To this end, unsuccessful approaches were reportedly made to former SBS newsreader Mary Kostakidis and Victorian Multicultural Commission chair Helen Kapalos.

Another possible contender who fits the bill is Anna-Maria Arabia, a policy director to Bill Shorten with a background in neuroscience, who is of Italian heritage.

However, electoral advantage is far from the only consideration for some of the most influential players in the game, not many of whom got where they are today by passing up opportunities for empire-building.

A case in point would seem to be Senator Stephen Conroy, a key ally of Shorten’s within the factional structure of the Victorian ALP, who has nonetheless found himself in conflict with his leader in preselection turf wars in the past.

Conroy is gunning hard for his former chief of staff, Mehmet Tillem, who briefly held a Senate seat from 2013 to 2014 and now works for Victorian Small Business Minister Philip Dalidakis.

While Tillem offers strong links with the electorate’s substantial Turkish community, his opponents have been keen to paint him as the very kind of factional numbers man whose influence has brought the party to its present low ebb.

Another potentate of the Right, Batman MP David Feeney, was reportedly behind the approach to Kapalos, and the large field of prospective contestants includes one of his staffers, Ben Maxfield.

At least half-a-dozen other candidates have been identified as possible starters in media reports, any one of whom might eventually get up on the back of spoiling tactics, factional compromises, or perhaps even the strength of their own merits.

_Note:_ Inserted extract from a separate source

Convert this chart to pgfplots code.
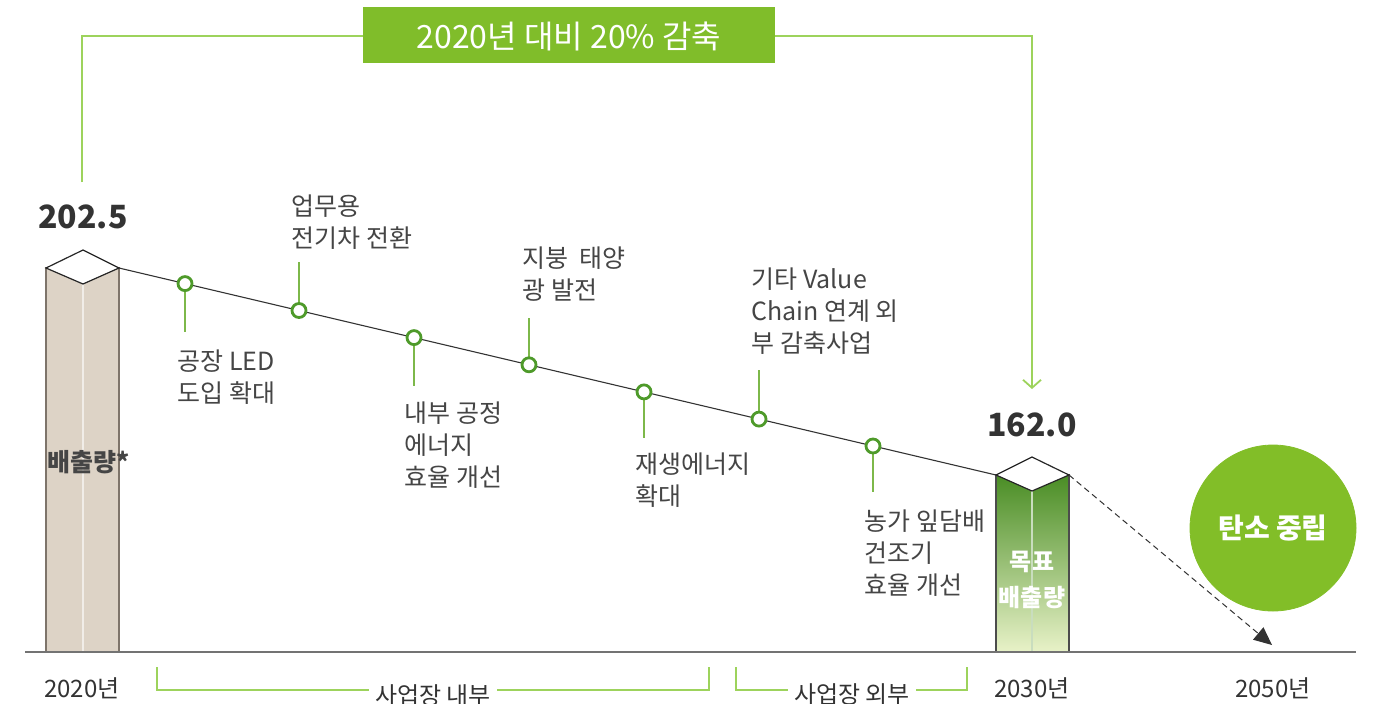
\documentclass[border=0pt]{standalone}
\usepackage{fontspec}
\setmainfont{Noto Sans CJK KR}
\usepackage{pgfplots}
\pgfplotsset{compat=1.18}
\usetikzlibrary{arrows.meta}
\definecolor{beige}{HTML}{DDD3C6}
\definecolor{beigeEdge}{HTML}{7E746A}
\definecolor{gTop}{HTML}{4A8D25}
\definecolor{gMid}{HTML}{7DAF4E}
\definecolor{gBot}{HTML}{E8F2C8}
\definecolor{cGreen}{HTML}{4E9A2A}
\definecolor{leadGreen}{HTML}{7DB84A}
\definecolor{brGreen}{HTML}{9DD35C}
\definecolor{boxGreen}{HTML}{80BD2A}
\definecolor{bigGreen}{HTML}{82BE28}
\definecolor{txt}{HTML}{454545}
\definecolor{dark}{HTML}{333333}
\begin{document}
\begin{tikzpicture}
\path[use as bounding box, clip] (0,0) rectangle (687pt,351.5pt);
\begin{axis}[at={(0,0)}, anchor=south west, width=687pt, height=351.5pt,
  scale only axis, xmin=0, xmax=1374, ymin=0, ymax=703, y dir=reverse,
  hide axis, clip=false]
% top bracket
\addplot[brGreen, line width=0.9pt, -{Straight Barb[length=4pt,width=9pt]}] coordinates {(82,182)(82,36)(1032,36)(1032,389)};
\addplot[fill=boxGreen, draw=none] coordinates {(363,7)(775,7)(775,63)(363,63)} --cycle;
\node[white, font=\fontsize{16}{16}\selectfont] at (axis cs:569,36) {2020년 대비 20\% 감축};
% bar 2020
\addplot[fill=beige, draw=beigeEdge, line width=0.6pt] coordinates {(46,652)(46,268)(119,268)(119,652)} --cycle;
\addplot[draw=white!60!beige, line width=0.8pt] coordinates {(83,284)(83,652)};
\addplot[fill=white, draw=black!85, line width=0.6pt] coordinates {(46,268)(83,250)(119,268)(83,284)} --cycle;
% bar 2030
\addplot[top color=gTop, middle color=gMid, bottom color=gBot, draw=black!70, line width=0.6pt] coordinates {(996,652)(996,475)(1069,475)(1069,652)} --cycle;
\addplot[draw=white!70!gTop, line width=0.8pt] coordinates {(1032,491)(1032,652)};
\addplot[fill=white, draw=black!85, line width=0.6pt] coordinates {(996,475)(1032,457)(1069,475)(1032,491)} --cycle;
% main line
\addplot[black!80, line width=0.55pt] coordinates {(119,268)(996,475)};
% dashed arrow
\addplot[black!80, dash pattern=on 3pt off 2pt, line width=0.5pt, -{Triangle[length=9pt,width=8pt]}] coordinates {(1069,475)(1272,645)};
% leaders
\addplot[leadGreen, line width=0.8pt] coordinates {(185,292)(185,332)};
\addplot[leadGreen, line width=0.8pt] coordinates {(299,262)(299,302)};
\addplot[leadGreen, line width=0.8pt] coordinates {(414,346)(414,386)};
\addplot[leadGreen, line width=0.8pt] coordinates {(529,318)(529,357)};
\addplot[leadGreen, line width=0.8pt] coordinates {(644,400)(644,438)};
\addplot[leadGreen, line width=0.8pt] coordinates {(759,370)(759,411)};
\addplot[leadGreen, line width=0.8pt] coordinates {(873,454)(873,492)};
% milestone circles
\addplot[only marks, mark=*, mark size=3.5pt, mark options={fill=white, draw=cGreen, line width=1.4pt}] coordinates {(185,283.6)(299,310.5)(414,337.6)(529,364.8)(644,391.9)(759,419.1)(873,446.0)};
% baseline
\addplot[black!55, line width=0.8pt] coordinates {(25,652)(1356,652)};
% big circle
\addplot[only marks, mark=*, mark size=41.5pt, mark options={fill=bigGreen, draw=bigGreen}] coordinates {(1273,528)};
\addplot[draw=none, mark=none, nodes near coords={탄소 중립},
  every node near coord/.style={anchor=center, text=white, font=\fontsize{14}{14}\selectfont\bfseries}] coordinates {(1273,528)};
% bottom brackets
\addplot[brGreen, line width=0.8pt] coordinates {(157,667)(157,690)(709,690)(709,667)};
\addplot[brGreen, line width=0.8pt] coordinates {(736,667)(736,690)(967,690)(967,667)};
\node[fill=white, inner xsep=3pt, inner ysep=1pt, text=dark, font=\fontsize{12}{12}\selectfont] at (axis cs:433,695) {사업장 내부};
\node[fill=white, inner xsep=3pt, inner ysep=1pt, text=dark, font=\fontsize{12}{12}\selectfont] at (axis cs:852,695) {사업장 외부};
% years
\node[text=dark, font=\fontsize{12}{12}\selectfont] at (axis cs:82,688) {2020년};
\node[text=dark, font=\fontsize{12}{12}\selectfont] at (axis cs:1032,688) {2030년};
\node[text=dark, font=\fontsize{12}{12}\selectfont] at (axis cs:1273,688) {2050년};
% values
\node[text=dark, font=\fontsize{16}{16}\selectfont\bfseries] at (axis cs:83,217) {202.5};
\node[text=dark, font=\fontsize{16}{16}\selectfont\bfseries] at (axis cs:1032,425) {162.0};
\node[text=txt, font=\fontsize{12.5}{12.5}\selectfont\bfseries] at (axis cs:89,462) {배출량*};
\node[white, font=\fontsize{12}{18}\selectfont\bfseries, align=center] at (axis cs:1032,580) {목표\\배출량};
% labels
\tikzset{lab/.style={anchor=north west, inner sep=0pt, align=left, text=txt, font=\fontsize{12.5}{16}\selectfont}}
\node[lab] at (axis cs:177,349) {공장 LED\\도입 확대};
\node[lab] at (axis cs:291,194) {업무용\\전기차 전환};
\node[lab] at (axis cs:404,401) {내부 공정\\에너지\\효율 개선};
\node[lab] at (axis cs:522,246) {지붕~~태양\\광 발전};
\node[lab] at (axis cs:635,452) {재생에너지\\확대};
\node[lab] at (axis cs:751,267) {기타 Value\\Chain 연계 외\\부 감축사업};
\node[lab] at (axis cs:864,509) {농가 잎담배\\건조기\\효율 개선};
\end{axis}
\end{tikzpicture}
\end{document}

When the matter is determined at a preselection vote next month, the decision will be split between an internal party electoral college ordered along factional lines, and heavily stacked local branches.

Whichever way they jump, they will need to account for the fact that their actions will be closely observed by an electorate growing increasingly educated and politically engaged, and ever less welded on to Labor.